Stephen E. Braude, PhD, served as chairman of the philosophy department at the University of Maryland, Baltimore County. He has also served as president of the Parapsychological Association. He is author of Crimes of Reason, The Gold Leaf Lady, Immortal Remains, The Limits of Influence, First Person Plural, and ESP and Psychokinesis. He is the recent recipient of the prestigious Myers Memorial Medal awarded by the Society for Psychical Research for outstanding contributions.
Here he describes the academic challenges of conducting serious inquiry into paranormal phenomena, a major problem being the emotional resistance from colleagues. He points out that critics of parapsychology often commit the logical error of arguing from the weakest, rather than the strongest, cases. He notes that similar irrational resistance also occurred with regard to the academic acceptance of hypnosis and dissociative identity disorder (or multiple personalities). Braude also voiced certain criticisms aimed at some colleagues within the field of parapsychology. In particular, he felt that the arguments in favor of the survival of the human personality after death were weak insofar as they did not take into account the extent and range of both normal and paranormal human abilities.
Stafford Betty, PhD, is a philosopher and professor of religious studies at California State University, Bakersfield.

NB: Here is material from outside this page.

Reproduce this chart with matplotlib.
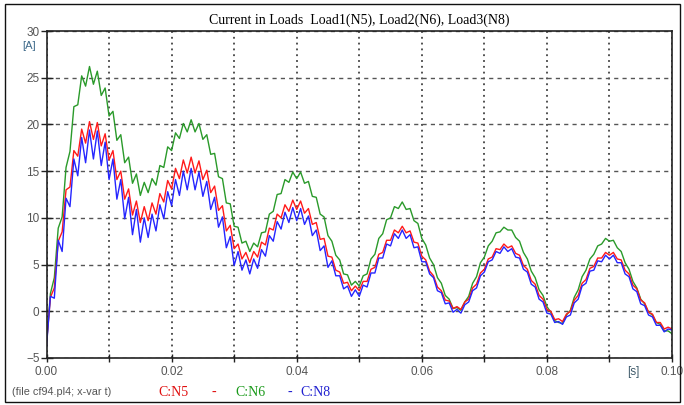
import numpy as np
import matplotlib
matplotlib.use("Agg")
import matplotlib.pyplot as plt
from matplotlib.patches import Rectangle

# samples, one every 0.625 ms from 0 to 0.1 s
sample_period = 0.000625

n6 = [-3.5, 1.9, 3.6, 8.9, 10.1, 15.4, 17.1, 21.9, 22.1, 25.2, 24.1, 26.2, 24.3, 25.7, 23.1, 23.9,
      20.9, 21.4, 18.3, 18.9, 15.9, 16.5, 13.7, 14.7, 12.4, 13.8, 12.7, 14.2, 13.5, 15.6, 15.4, 17.6,
      17.2, 19.1, 18.5, 20.1, 19.2, 20.5, 19.2, 20.1, 18.4, 18.9, 16.8, 16.9, 14.4, 14.2, 11.6, 11.5,
      9.1, 9.0, 7.3, 7.5, 6.4, 7.3, 6.9, 8.4, 8.5, 10.4, 10.7, 12.5, 12.6, 14.1, 13.8, 14.9,
      14.2, 14.9, 13.7, 13.9, 12.3, 12.2, 10.4, 10.1, 8.1, 7.5, 6.0, 5.5, 4.0, 3.9, 2.8, 3.2,
      2.7, 3.8, 4.0, 5.6, 6.1, 7.8, 8.3, 9.8, 10.0, 11.2, 11.0, 11.7, 10.9, 11.0, 9.7, 9.4,
      7.8, 7.1, 5.7, 5.0, 3.6, 3.0, 1.7, 1.3, 0.3, 0.4, 0.1, 1.0, 1.6, 3.0, 3.7, 5.2,
      5.8, 7.0, 7.5, 8.4, 8.5, 9.0, 8.7, 8.7, 7.9, 7.5, 6.3, 5.6, 4.3, 3.6, 2.3, 1.7,
      0.5, -0.1, -1.0, -1.2, -1.3, -0.4, 0.1, 1.5, 2.3, 3.7, 4.4, 5.6, 6.1, 7.0, 7.2, 7.8,
      7.5, 7.6, 6.8, 6.4, 5.2, 4.5, 3.2, 2.5, 1.3, 0.8, -0.1, -0.4, -1.2, -1.4, -2.1, -2.1,
      -2.4]

n5 = [-3.5, 1.5, 2.5, 7.5, 8.5, 13.0, 13.3, 17.2, 16.6, 19.5, 18.0, 20.3, 18.4, 20.2, 17.7, 19.0,
      16.2, 17.2, 14.1, 15.0, 12.0, 13.1, 10.3, 11.8, 9.5, 11.2, 9.7, 11.6, 10.4, 12.6, 11.7, 14.0,
      13.1, 15.3, 14.2, 16.2, 14.8, 16.5, 14.8, 16.1, 14.1, 15.1, 12.7, 13.4, 10.8, 11.3, 8.6, 9.2,
      6.7, 7.2, 5.6, 6.3, 5.2, 6.4, 5.8, 7.4, 7.1, 8.9, 8.7, 10.4, 10.0, 11.4, 10.7, 11.9,
      10.9, 11.8, 10.5, 11.0, 9.3, 9.5, 7.7, 7.8, 5.9, 5.8, 4.4, 4.2, 3.0, 3.1, 2.2, 2.7,
      2.2, 3.2, 3.2, 4.5, 4.7, 6.1, 6.3, 7.6, 7.6, 8.7, 8.4, 9.1, 8.4, 8.6, 7.4, 7.3,
      5.9, 5.5, 4.3, 3.8, 2.6, 2.2, 1.2, 1.1, 0.3, 0.5, 0.2, 1.0, 1.3, 2.5, 2.9, 4.1,
      4.5, 5.6, 5.8, 6.7, 6.6, 7.2, 6.8, 7.0, 6.2, 6.0, 4.9, 4.5, 3.3, 2.9, 1.7, 1.3,
      0.2, 0.0, -0.9, -0.8, -1.1, -0.3, 0.0, 1.2, 1.7, 3.0, 3.4, 4.6, 4.8, 5.7, 5.7, 6.3,
      6.0, 6.3, 5.6, 5.5, 4.4, 4.0, 2.8, 2.4, 1.2, 0.9, -0.1, -0.3, -1.2, -1.2, -1.9, -1.7,
      -1.9]

n8 = [-3.8, 1.6, 1.4, 7.6, 6.4, 12.1, 11.2, 16.3, 14.5, 18.6, 15.9, 19.4, 16.3, 19.3, 15.6, 18.1,
      14.1, 16.3, 12.0, 14.1, 9.9, 12.2, 8.2, 10.9, 7.4, 10.0, 7.9, 10.4, 8.6, 11.4, 9.9, 12.8,
      11.3, 14.1, 12.4, 15.0, 13.0, 15.3, 13.0, 14.9, 12.3, 13.9, 10.9, 12.2, 9.0, 10.1, 6.8, 8.0,
      4.9, 6.4, 4.4, 5.5, 4.0, 5.6, 4.6, 6.6, 5.9, 8.1, 7.5, 9.6, 8.8, 10.6, 9.5, 11.1,
      9.7, 11.0, 9.3, 10.2, 8.1, 8.7, 6.5, 7.0, 4.7, 5.4, 3.8, 3.8, 2.4, 2.7, 1.6, 2.3,
      1.6, 2.8, 2.6, 4.1, 4.1, 5.7, 5.7, 7.2, 7.0, 8.3, 7.8, 8.7, 7.8, 8.2, 6.8, 6.9,
      5.3, 5.3, 4.0, 3.6, 2.2, 2.0, 0.8, 0.9, -0.1, 0.2, -0.2, 0.7, 1.0, 2.2, 2.5, 3.8,
      4.2, 5.3, 5.5, 6.4, 6.2, 6.9, 6.4, 6.7, 5.8, 5.7, 4.5, 4.2, 2.9, 2.6, 1.3, 1.0,
      -0.2, -0.3, -1.2, -1.1, -1.4, -0.6, -0.4, 0.9, 1.3, 2.7, 3.0, 4.3, 4.4, 5.4, 5.3, 6.0,
      5.6, 6.0, 5.2, 5.2, 4.0, 3.7, 2.4, 2.1, 0.8, 0.6, -0.4, -0.6, -1.5, -1.5, -2.2, -1.9,
      -2.0]

t = np.arange(len(n5)) * sample_period

x_ticks = [0.00, 0.01, 0.02, 0.03, 0.04, 0.05, 0.06, 0.07, 0.08, 0.09, 0.10]
x_labels = ["0.00", "", "0.02", "", "0.04", "", "0.06", "", "0.08", "", "0.10"]
y_ticks = [-5, 0, 5, 10, 15, 20, 25, 30]

W, H = 684, 405
fig = plt.figure(figsize=(W / 100, H / 100), dpi=100)
ax = fig.add_axes([46.5 / W, 1 - 358 / H, (672 - 46.5) / W, (358 - 31) / H])

ax.plot(t, n6, color="#2a9a2a", lw=1.0)
ax.plot(t, n5, color="#ff1a1a", lw=1.0)
ax.plot(t, n8, color="#2525ff", lw=1.0)

ax.set_xlim(0, 0.10)
ax.set_ylim(-5, 30)
ax.set_xticks(x_ticks)
ax.set_xticklabels(x_labels)
ax.set_yticks(y_ticks)

ax.xaxis.grid(True, ls=(0, (1.2, 2.6)), color="#222222", lw=1.1)
ax.yaxis.grid(True, ls=(0, (3, 3)), color="#555555", lw=1.0)

for s in ax.spines.values():
    s.set_color("#222222")
    s.set_linewidth(1.2)

ax.tick_params(axis="x", direction="inout", length=6, width=1, pad=3,
               labelsize=8.5, labelcolor="#555555", color="#222222")
ax.tick_params(axis="y", direction="inout", length=8, width=1, pad=1,
               labelsize=8.5, labelcolor="#555555", color="#222222")
for lab in ax.get_xticklabels() + ax.get_yticklabels():
    lab.set_family("Liberation Sans")

ax.set_title("Current in Loads  Load1(N5), Load2(N6), Load3(N8)",
             family="Liberation Serif", fontsize=10, pad=5)

fig.text(22 / W, 1 - 46 / H, "[A]", family="Liberation Sans", fontsize=8,
         color="#3f6a8a", ha="left", va="center")
fig.text(627 / W, 1 - 372 / H, "[s]", family="Liberation Sans", fontsize=8.5,
         color="#3f5a6a", ha="left", va="center")

fy = 1 - 392 / H
fig.text(12 / W, fy, "(file cf94.pl4; x-var t)", family="Liberation Sans",
         fontsize=7.8, color="#555555", va="center")
fig.text(158 / W, fy, "C:N5", family="Liberation Serif", fontsize=10, color="#e01010", va="center")
fig.text(211 / W, fy, "-", family="Liberation Serif", fontsize=10, color="#e01010", va="center")
fig.text(235 / W, fy, "C:N6", family="Liberation Serif", fontsize=10, color="#1a9a1a", va="center")
fig.text(288 / W, fy, "-", family="Liberation Serif", fontsize=10, color="#2020d0", va="center")
fig.text(300 / W, fy, "C:N8", family="Liberation Serif", fontsize=10, color="#2020d0", va="center")

fig.patches.append(Rectangle((5 / W, 3 / H), 675 / W, 398 / H, transform=fig.transFigure,
                             fill=False, edgecolor="#111111", lw=1.0))

fig.savefig("out.png", dpi=100)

He is author of Vadiraja’s Refutation of Shankara’s Non-Dualism, The Imprisoned Splendor, The Afterlife Unveiled, and Heaven and Hell Unveiled.
Here he suggests that most people, without necessarily realizing it, are philosophical dualists. They accept intuitively that the mind or soul is of a completely different nature than the physical body. Unlike monistic materialism, dualism seems compatible with the empirical data of parapsychology. The problem with dualism, however, is that it offers no good explanation for how the mind and body are able to interact with each other. Another philosophical position, dating back to the ancient stoic philosophers and consistent with the Vedantic philosophy of India, is a perspective known as transcendental materialism. This viewpoint postulates gradiations of matter to more and more subtle levels beyond those known to physics today.